TASK GOAL ▸
Starting with the first line below, extract each line through the one that contains "CJK KR', 'Liberation", inclusive, excluding pictures.

___

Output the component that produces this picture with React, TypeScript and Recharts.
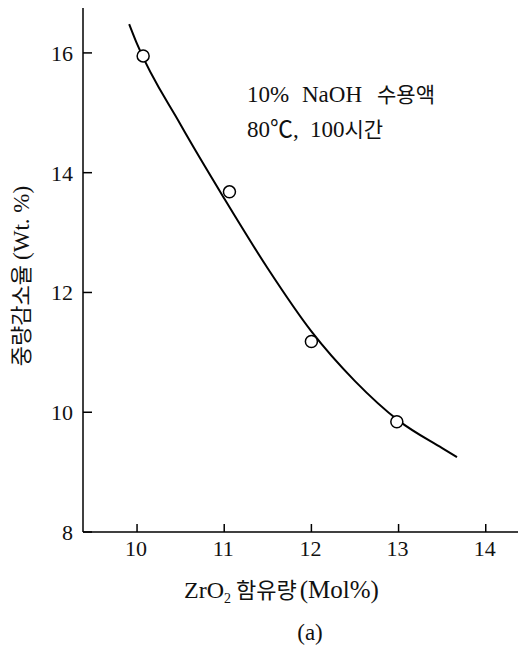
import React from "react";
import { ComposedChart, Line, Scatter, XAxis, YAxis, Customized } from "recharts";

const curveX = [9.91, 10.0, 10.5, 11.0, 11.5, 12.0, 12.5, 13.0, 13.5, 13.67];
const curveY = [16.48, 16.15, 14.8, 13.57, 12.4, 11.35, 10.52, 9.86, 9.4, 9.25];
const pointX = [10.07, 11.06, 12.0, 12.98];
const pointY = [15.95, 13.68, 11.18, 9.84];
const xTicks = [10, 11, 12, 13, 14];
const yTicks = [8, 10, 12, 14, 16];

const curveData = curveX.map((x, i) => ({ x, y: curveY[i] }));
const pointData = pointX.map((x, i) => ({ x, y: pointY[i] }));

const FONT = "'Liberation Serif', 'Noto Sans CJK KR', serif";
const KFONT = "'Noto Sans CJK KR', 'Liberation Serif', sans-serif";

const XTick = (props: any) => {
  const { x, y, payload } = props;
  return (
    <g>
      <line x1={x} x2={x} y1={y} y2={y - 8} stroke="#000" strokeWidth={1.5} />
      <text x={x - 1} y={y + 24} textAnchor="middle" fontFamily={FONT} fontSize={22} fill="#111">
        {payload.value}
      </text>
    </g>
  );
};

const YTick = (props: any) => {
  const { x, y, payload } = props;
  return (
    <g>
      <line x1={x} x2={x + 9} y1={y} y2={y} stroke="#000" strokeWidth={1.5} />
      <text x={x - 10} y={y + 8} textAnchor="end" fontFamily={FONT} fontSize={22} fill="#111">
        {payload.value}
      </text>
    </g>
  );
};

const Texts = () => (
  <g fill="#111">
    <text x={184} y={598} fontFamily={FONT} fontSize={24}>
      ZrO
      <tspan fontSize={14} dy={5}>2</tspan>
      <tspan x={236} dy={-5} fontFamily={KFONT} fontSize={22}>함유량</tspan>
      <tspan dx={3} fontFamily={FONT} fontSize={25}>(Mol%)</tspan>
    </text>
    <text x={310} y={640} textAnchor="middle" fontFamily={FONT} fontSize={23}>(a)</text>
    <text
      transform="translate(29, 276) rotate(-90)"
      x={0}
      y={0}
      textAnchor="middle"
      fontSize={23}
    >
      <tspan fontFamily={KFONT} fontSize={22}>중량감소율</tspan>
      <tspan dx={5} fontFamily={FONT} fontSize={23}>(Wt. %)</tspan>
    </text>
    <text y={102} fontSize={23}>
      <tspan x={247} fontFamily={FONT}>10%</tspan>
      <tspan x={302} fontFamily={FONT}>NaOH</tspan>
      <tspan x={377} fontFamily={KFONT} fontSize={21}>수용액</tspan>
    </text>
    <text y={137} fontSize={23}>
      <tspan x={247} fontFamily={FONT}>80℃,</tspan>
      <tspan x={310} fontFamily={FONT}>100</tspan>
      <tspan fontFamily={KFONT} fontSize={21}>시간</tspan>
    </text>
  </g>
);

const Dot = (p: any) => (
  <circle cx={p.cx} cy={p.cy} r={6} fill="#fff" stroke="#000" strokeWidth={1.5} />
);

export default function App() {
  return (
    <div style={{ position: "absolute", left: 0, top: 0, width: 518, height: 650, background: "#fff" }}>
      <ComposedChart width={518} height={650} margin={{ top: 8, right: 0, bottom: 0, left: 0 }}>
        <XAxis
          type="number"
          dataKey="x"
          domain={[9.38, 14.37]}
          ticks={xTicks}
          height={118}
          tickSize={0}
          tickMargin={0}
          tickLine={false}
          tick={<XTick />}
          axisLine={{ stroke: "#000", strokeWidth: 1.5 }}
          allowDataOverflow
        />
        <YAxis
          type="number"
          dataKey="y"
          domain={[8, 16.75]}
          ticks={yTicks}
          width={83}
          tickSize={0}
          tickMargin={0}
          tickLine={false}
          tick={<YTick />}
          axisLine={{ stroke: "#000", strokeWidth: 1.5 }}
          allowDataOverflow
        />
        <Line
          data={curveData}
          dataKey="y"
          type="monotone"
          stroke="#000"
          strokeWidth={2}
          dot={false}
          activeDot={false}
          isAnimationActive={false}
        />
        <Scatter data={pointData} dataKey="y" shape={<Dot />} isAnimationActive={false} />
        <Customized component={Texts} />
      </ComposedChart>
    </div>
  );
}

___

TASK ANSWER ▸
Output the component that produces this picture with React, TypeScript and Recharts.
import React from "react";
import { ComposedChart, Line, Scatter, XAxis, YAxis, Customized } from "recharts";

const curveX = [9.91, 10.0, 10.5, 11.0, 11.5, 12.0, 12.5, 13.0, 13.5, 13.67];
const curveY = [16.48, 16.15, 14.8, 13.57, 12.4, 11.35, 10.52, 9.86, 9.4, 9.25];
const pointX = [10.07, 11.06, 12.0, 12.98];
const pointY = [15.95, 13.68, 11.18, 9.84];
const xTicks = [10, 11, 12, 13, 14];
const yTicks = [8, 10, 12, 14, 16];

const curveData = curveX.map((x, i) => ({ x, y: curveY[i] }));
const pointData = pointX.map((x, i) => ({ x, y: pointY[i] }));

const FONT = "'Liberation Serif', 'Noto Sans CJK KR', serif";
const KFONT = "'Noto Sans CJK KR', 'Liberation Serif', sans-serif";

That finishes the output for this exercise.